Żadko sięgam po tego typu filmy, tym razem chyba odezwał się we mnie jakiś prymitywny męski instynkt :)
Ale takiej "walki kociakow" to dawno nie widziałem. Plus pare dobrych
dialogów, nic oryginalnego bo to głownie cyaty, ale tekst "Na końcu i tak
wszystkie okazujemy się sukami." ma pewną głębie
to az takie powalajace ze ktos zrobil blad? odezwal sie prymitywny orzeł z ortografi..

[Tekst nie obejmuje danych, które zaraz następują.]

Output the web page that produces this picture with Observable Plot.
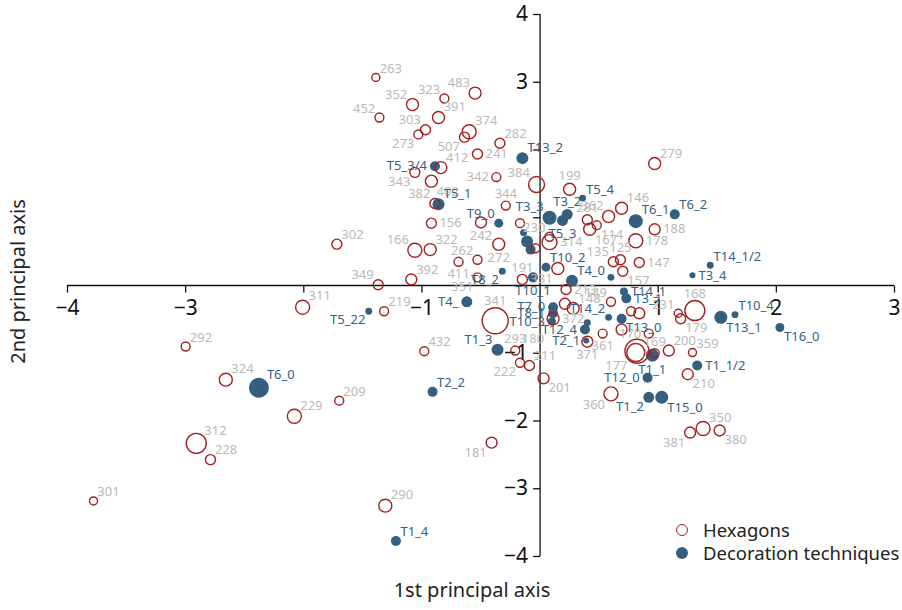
<!DOCTYPE html>
<html><head><meta charset="utf-8">
<script src="https://cdn.jsdelivr.net/npm/d3@7"></script>
<script src="https://cdn.jsdelivr.net/npm/@observablehq/plot@0.6"></script>
<style>
body{margin:0;background:#fff;font-family:"Noto Sans",sans-serif;}
#wrap{position:relative;width:902px;height:610px;overflow:hidden;}
.xt{position:absolute;left:312px;width:320px;text-align:center;top:576px;font-size:20px;color:#222;}
.yt{position:absolute;left:-143px;top:268px;width:320px;text-align:center;font-size:20px;color:#222;transform:rotate(-90deg);}
.lg{position:absolute;left:676px;top:518px;font-size:18.5px;color:#222;line-height:23px;}
.lg div{display:flex;align-items:center;}
.lg span.s{display:inline-block;width:12px;height:12px;border-radius:50%;margin-right:15px;box-sizing:border-box;}
</style></head><body><div id="wrap"></div>
<script>
// ---- Hexagons (open circles) ----
const hexLabels = ["263","352","323","483","452","391","303","273","374","507","282","241","412","343","402","342","384","279","199","344","382","156","166","322","242","262","272","411","392","302","349","311","219","351","191","331","230","314","","","135","125","147","157","281","114","167","362","146","188","178","213","149","148","","372","231","179","168","","","","361","170","177","","169","200","359","210","360","350","381","380","201","211","222","293","180","341","432","371","181","290","209","229","324","292","312","228","301"];
const hexX = [-1.39,-1.08,-0.81,-0.55,-1.36,-0.86,-0.97,-1.03,-0.60,-0.64,-0.34,-0.53,-0.84,-1.06,-0.92,-0.37,-0.03,0.97,0.25,-0.29,-0.89,-0.92,-1.06,-0.93,-0.50,-0.53,-0.35,-0.69,-1.09,-1.72,-1.37,-2.01,-1.32,-0.53,-0.15,0.15,0.08,0.08,-0.04,-0.17,0.62,0.68,0.84,0.70,0.40,0.48,0.42,0.58,0.69,0.97,0.81,0.22,0.60,0.28,0.21,0.11,1.17,1.19,1.31,0.77,0.84,0.69,0.53,0.92,0.82,0.81,0.97,1.09,1.29,1.25,0.60,1.38,1.27,1.52,0.03,-0.09,-0.17,-0.21,-0.06,-0.38,-0.98,0.40,-0.41,-1.31,-1.70,-2.08,-2.66,-3.00,-2.91,-2.79,-3.78];
const hexY = [3.07,2.67,2.76,2.84,2.48,2.48,2.30,2.23,2.27,2.19,2.10,1.94,1.74,1.67,1.54,1.60,1.49,1.80,1.42,1.18,1.21,0.92,0.52,0.53,0.93,0.38,0.61,0.35,0.09,0.61,0.01,-0.32,-0.38,0.12,0.09,0.25,0.72,0.64,0.55,0.92,0.35,0.38,0.34,0.21,0.97,0.89,0.83,1.02,1.14,0.83,0.66,-0.06,-0.24,-0.34,-0.27,-0.49,-0.41,-0.49,-0.37,-0.38,-0.41,-0.65,-0.71,-0.71,-0.97,-0.99,-1.00,-0.96,-0.99,-1.31,-1.60,-2.11,-2.17,-2.14,-1.37,-1.18,-1.14,-0.96,-0.90,-0.52,-0.97,-0.83,-2.32,-3.25,-1.70,-1.93,-1.39,-0.90,-2.33,-2.57,-3.18];
const hexWeight = [16,36,20,36,20,36,25,20,49,25,25,25,36,25,36,20,64,36,36,20,25,25,49,36,30,20,36,20,30,25,25,49,20,20,25,36,20,56,20,20,25,25,25,25,25,20,36,36,36,30,49,25,20,36,30,36,16,25,100,20,30,30,20,20,144,81,20,30,16,30,49,49,30,30,30,25,20,20,1,169,20,30,30,42,20,49,42,20,100,25,16];
const hexLabelSide = ["NE","NW","NW","NW","NW","NE","NW","SW","NE","SW","NE","E","NE","SW","SE","W","NW","NE","N","N","NW","E","NW","NE","S","NW","S","S","NE","NE","NW","NE","NE","SW","N","SW","NW","E","","","NW","N","E","SE","N","SE","SE","NW","NE","E","E","E","NW","NE","","E","NW","SE","N","","","","S","W","SW","","N","NE","NE","SE","SW","NE","SW","SE","SE","NE","SW","N","N","N","NE","S","SW","NE","NE","NE","NE","NE","NE","NE","NE"];

// ---- Decoration techniques (filled dots) ----
const decoLabels = ["T13_2","T5_3/4","T5_1","T9_0","T3_3","T3_2","T5_3","T5_4","T6_1","T6_2","T14_1/2","T3_4","T10_4","T13_1","T16_0","T10_2","T4_0","","T8_2","T10_1","T7_0","T8_1","T10_3","T4_","T1_3","T2_2","T5_22","T6_0","T1_4","T1_1","T1_1/2","T12_0","T1_2","T15_0","T12_4","","T2_1","T14_2","T13_0","T14_1","T3_1","","",""];
const decoX = [-0.15,-0.89,-0.86,-0.35,0.08,0.23,0.19,0.36,0.81,1.14,1.44,1.29,1.65,1.53,2.03,0.05,0.27,0.60,-0.32,-0.06,0.11,0.11,0.10,-0.62,-0.36,-0.91,-1.45,-2.38,-1.22,0.95,1.33,0.91,0.92,1.03,0.38,0.40,0.39,0.58,0.69,0.71,0.73,-0.14,-0.11,-0.08];
const decoY = [1.88,1.76,1.20,0.92,1.00,1.05,0.96,1.29,0.95,1.05,0.30,0.15,-0.43,-0.47,-0.62,0.27,0.07,0.12,0.21,0.12,-0.32,-0.41,-0.53,-0.24,-0.95,-1.57,-0.38,-1.51,-3.77,-1.03,-1.18,-1.36,-1.65,-1.65,-0.65,-0.55,-0.81,-0.47,-0.49,-0.09,-0.19,0.78,0.65,0.53];
const decoWeight = [36,25,36,20,49,30,30,12,49,25,12,9,12,42,20,20,36,12,12,25,25,25,16,30,36,25,12,100,25,42,25,25,30,42,25,12,9,12,25,16,25,12,36,25];
const decoLabelSide = ["NE","W","NE","NW","NW","N","S","NE","NE","NE","NE","E","NE","SE","SE","NE","NE","","SW","S","W","W","W","W","NW","NE","SW","NE","NE","S","E","W","SW","SE","W","","W","NW","SE","E","E","","",""];

// ---- Axes ----
const xDomain = [-4, 3];
const yDomain = [-4, 4];
const xTicks = [-4, -3, -2, -1, 1, 2, 3];
const xTickLabels = ["−4", "−3", "", "−1", "1", "2", "3"];
const yTicks = [4, 3, 2, 1, -1, -2, -3, -4];
const yTickLabels = ["4", "3", "", "", "−1", "−2", "−3", "−4"];

const hexColor = "#a31f1f";
const decoColor = "#355f7f";
const hexTextColor = "#b9b9b9";

const hex = hexLabels.map((label, i) => ({label, x: hexX[i], y: hexY[i], w: hexWeight[i], side: hexLabelSide[i]}));
const deco = decoLabels.map((label, i) => ({label, x: decoX[i], y: decoY[i], w: decoWeight[i], side: decoLabelSide[i]}));
const hexVisible = hex.filter(d => d.w > 1);

const rMax = 13, wMax = 169;
const rOf = w => Math.sqrt(w / wMax) * rMax;

function offset(side, r) {
  const a = 0.7 * r;
  switch (side) {
    case "NE": return {dx: a + 1, dy: -(a + 6), anchor: "start"};
    case "NW": return {dx: -(a + 1), dy: -(a + 6), anchor: "end"};
    case "SE": return {dx: a + 1, dy: a + 6, anchor: "start"};
    case "SW": return {dx: -(a + 1), dy: a + 6, anchor: "end"};
    case "N": return {dx: 0, dy: -(r + 7), anchor: "middle"};
    case "S": return {dx: 0, dy: r + 8, anchor: "middle"};
    case "E": return {dx: r + 3, dy: 0, anchor: "start"};
    case "W": return {dx: -(r + 3), dy: 0, anchor: "end"};
  }
  return {dx: 0, dy: 0, anchor: "middle"};
}
function labelMarks(data, fill) {
  return data.filter(d => d.label && d.side).map(d => {
    const o = offset(d.side, rOf(d.w));
    return Plot.text([d], {x: "x", y: "y", text: "label", dx: o.dx, dy: o.dy, textAnchor: o.anchor, fill, fontSize: 13});
  });
}

const tickDown = {draw(ctx) { ctx.moveTo(0, 0); ctx.lineTo(0, 7); }};
const tickLeft = {draw(ctx) { ctx.moveTo(0, 0); ctx.lineTo(-7, 0); }};

const xt = xTicks.map((v, i) => ({v, t: xTickLabels[i]}));
const yt = yTicks.map((v, i) => ({v, t: yTickLabels[i]}));

const chart = Plot.plot({
  width: 902, height: 610,
  marginLeft: 67, marginRight: 8, marginTop: 14, marginBottom: 54,
  x: {domain: xDomain, axis: null},
  y: {domain: yDomain, axis: null},
  r: {type: "sqrt", domain: [0, wMax], range: [0, rMax]},
  style: {fontFamily: "Noto Sans", background: "white", overflow: "visible"},
  marks: [
    Plot.ruleY([0], {x1: () => xDomain[0], x2: () => xDomain[1], stroke: "#111", strokeWidth: 1.3}),
    Plot.ruleX([0], {y1: () => yDomain[0], y2: () => yDomain[1], stroke: "#111", strokeWidth: 1.3}),
    Plot.dot(xt, {x: "v", y: () => 0, symbol: tickDown, fill: "none", stroke: "#111", strokeWidth: 1.3}),
    Plot.dot(yt, {x: () => 0, y: "v", symbol: tickLeft, fill: "none", stroke: "#111", strokeWidth: 1.3}),
    Plot.text(xt, {x: "v", y: () => 0, text: "t", dy: 23, fontSize: 21, fill: "#111"}),
    Plot.text(yt, {x: () => 0, y: "v", text: "t", dx: -12, textAnchor: "end", fontSize: 21, fill: "#111"}),
    Plot.dot(deco, {x: "x", y: "y", r: "w", fill: decoColor, stroke: "none", sort: null}),
    Plot.dot(hexVisible, {x: "x", y: "y", r: "w", fill: "none", stroke: hexColor, strokeWidth: 1.4, sort: null}),
    ...labelMarks(hex, hexTextColor),
    ...labelMarks(deco, decoColor)
  ]
});

const wrap = document.getElementById("wrap");
wrap.appendChild(chart);
const xtl = document.createElement("div"); xtl.className = "xt"; xtl.textContent = "1st principal axis"; wrap.appendChild(xtl);
const ytl = document.createElement("div"); ytl.className = "yt"; ytl.textContent = "2nd principal axis"; wrap.appendChild(ytl);
const lg = document.createElement("div"); lg.className = "lg";
lg.innerHTML = `<div><span class="s" style="border:1.5px solid ${hexColor}"></span>Hexagons</div><div><span class="s" style="background:${decoColor}"></span>Decoration techniques</div>`;
wrap.appendChild(lg);
</script></body></html>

Jeden z nielicznych filmów które nie wiem jak ocenić. Jest jak programy Playboya, kiczowaty ale miło się to ogląda. Warto przynajmniej zobaczyć dla lasek:P
Julia Voth i Lucy Lawless to dwa (w zasadzie to cztery :>) powody, dla których warto obejrzeć ten film. Reszta jest nieistotna, a scena "ale to słońce przypieka" powinna dostać Oscara, Pulitzera, Nobla i wszystkie inne nagrody jakie istnieją.
Jak na kicz to spoko. I jako taki oglądałam. Wprawdzie zaczęłam ze względu na Sorbo, ale z racji znikomego udziału tegoż w scenach - wylądowałam w metatekstualnej analizie zjawiska kiczu w kinie jako takim.